Phillip: Hi, Debbi. Thanks for inviting me.
Debbi: Sure thing! There is so much I could ask you, because you’ve done so many fascinating things, but let’s talk about your crime writing.
Phillip: Okay.
Debbi: Your first novel was, Enemy Within. Tell us about the story and that protagonist.
Phillip: Sure. That novel seems completely old now. I wrote it in the late 90’s and the protagonist is an ATF Agent named Wade Stuart, who’s investigating a white militia who is plotting to overthrow the governor of the state of Mississippi and also has a gun smuggling operation going. And Stuart who is investigating this kind of runs into a moral dilemma, but he starts to challenge his own thinking about the government that he works for, the government that he served and how that clashes with individual freedoms. And when I wrote it at the time, it was precipitated by something, an incident that I ran across on active duty and it made me start to think about, you know, what would really happen if Americans were confronted with individual freedoms, especially with gun rights? And this goes back, you know, 20 years. Back then it sort of seemed implausible if you will, but 20 years later it seems a little bit more relevant now than it did even back then.

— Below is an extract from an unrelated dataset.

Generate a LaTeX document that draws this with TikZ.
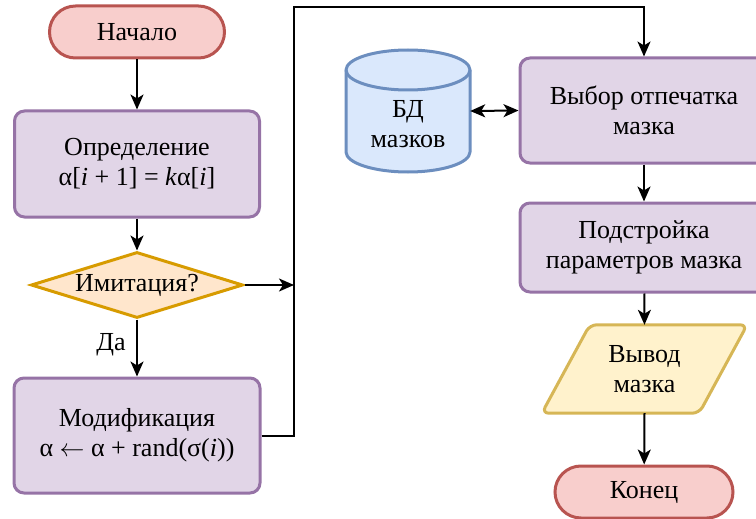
\documentclass[tikz,border=0pt]{standalone}
\usepackage{fontspec}
\setmainfont{Liberation Serif}
\usetikzlibrary{shapes.geometric,arrows.meta,calc}
\definecolor{redF}{HTML}{F8CECC}\definecolor{redS}{HTML}{B85450}
\definecolor{purF}{HTML}{E1D5E7}\definecolor{purS}{HTML}{9673A6}
\definecolor{orF}{HTML}{FFE6CC}\definecolor{orS}{HTML}{D79B00}
\definecolor{blF}{HTML}{DAE8FC}\definecolor{blS}{HTML}{6C8EBF}
\definecolor{yeF}{HTML}{FFF2CC}\definecolor{yeS}{HTML}{D6B656}
\begin{document}
\begin{tikzpicture}[x=1pt,y=1pt,
  every node/.style={font=\fontsize{26}{30}\selectfont, align=center, inner sep=0pt},
  term/.style={draw=redS, fill=redF, line width=3pt, rounded corners=26pt, minimum height=52pt},
  proc/.style={draw=purS, fill=purF, line width=3pt, rounded corners=10pt},
  dec/.style={diamond, draw=orS, fill=orF, line width=3pt, aspect=3.2, minimum width=212pt, minimum height=66pt},
  tip/.style={Stealth[length=15pt,width=13pt,inset=4pt]},
  conn/.style={line width=2pt, -{Stealth[length=15pt,width=13pt,inset=4pt]}},
  conn2/.style={line width=2pt, {Stealth[length=15pt,width=13pt,inset=4pt]}-{Stealth[length=15pt,width=13pt,inset=4pt]}}
]
\useasboundingbox (0,0) rectangle (756,-519);
\node[term, minimum width=175pt] (start) at (137,-32) {Начало};
\node[proc, minimum width=245pt, minimum height=106pt] (def) at (137,-164) {Определение\\α[\textit{i} + 1] = \textit{k}α[\textit{i}]};
\node[dec] (dec) at (137,-285) {Имитация?};
\node[proc, minimum width=246pt, minimum height=115pt] (mod) at (137,-435.5) {Модификация\\α $\leftarrow$ α + rand(σ(\textit{i}))};
\node (yes) at (111,-345) {Да};
\coordinate (j1) at (294,-7);

% database cylinder
\node[minimum width=124pt, minimum height=122pt] (db) at (408,-111) {};
\filldraw[draw=blS, fill=blF, line width=3pt] (346,-70) -- (346,-152) arc[start angle=180,end angle=360,x radius=62,y radius=20] -- (470,-70) arc[start angle=0,end angle=180,x radius=62,y radius=20] -- cycle;
\draw[draw=blS, line width=3pt] (346,-70) arc[start angle=180,end angle=360,x radius=62,y radius=20];
\node (dbtext) at (408,-124) {БД\\мазков};

\node[proc, minimum width=248pt, minimum height=105pt] (sel) at (644,-110.5) {Выбор отпечатка\\мазка};
\node[proc, minimum width=248pt, minimum height=89pt] (adj) at (644,-247.5) {Подстройка\\параметров мазка};
\node[minimum width=157pt, minimum height=88pt] (out) at (644.5,-369) {};
\filldraw[draw=yeS, fill=yeF, line width=3pt, rounded corners=7pt] ($(out.south west)+(-24,0)$) -- ($(out.north west)+(24,0)$) -- ($(out.north east)+(24,0)$) -- ($(out.south east)+(-24,0)$) -- cycle;
\node at (out) {Вывод\\мазка};
\node[term, minimum width=178pt] (end) at (644,-492) {Конец};

\draw[conn] (start) -- (def);
\draw[conn] (def) -- (dec);
\draw[conn] (dec) -- (mod);
\draw[conn] (dec.east) -- (dec.east -| j1);
\draw[conn] (mod.east) -| (j1) -| (sel.north);
\draw[conn2] (db.east) -- (sel.west);
\draw[conn] (sel) -- (adj);
\draw[conn] (adj) -- (out.north);
\draw[conn] (out.south) -- (end);
\end{tikzpicture}
\end{document}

Debbi: Yes, absolutely. It seems like a very timely issue.
Phillip: I thought it was then. It wasn’t so much then, but I think, you know years later…
Debbi: You were ahead of your time [laughs].
Phillip: Apparently it was, yeah.
Debbi: Well, I think that’s a very intriguing premise and I actually bought a copy of the story.
Phillip: Oh, okay.
Debbi: So, I’m looking forward to reading it.
Phillip: Thanks.
Debbi: Definitely. On your blog you mention you’ve tried to turn it into a screenplay, or did you turn it into a screenplay?
Phillip: Well, I have a draft. I’m not necessarily a screenwriter. I did teach myself how to write screenplays a few years ago and I had this grand idea, oh, I’ll just turn my first novel into a screenplay, which is a lot, lot harder than it sounds. It’s a completely different form; screenwriting is. You’ve got 120 pages and you have to…there are rules that you need to comply with. So, I have a draft, but it’s very rough, and I don’t think it’s quite ready for prime time yet.
Debbi: My sympathies are with you. I know what it’s like to try to adapt one’s own novel because I’ve done it.
Phillip: Right, you’re a screenwriter yourself.
Debbi: It’s very, very tough, and I didn’t think I was going to be able to do it actually. The person who asked me, the producer said, I think you can. Go right ahead and I’m like okay [laughs]. It’s tough, it’s really, really tough.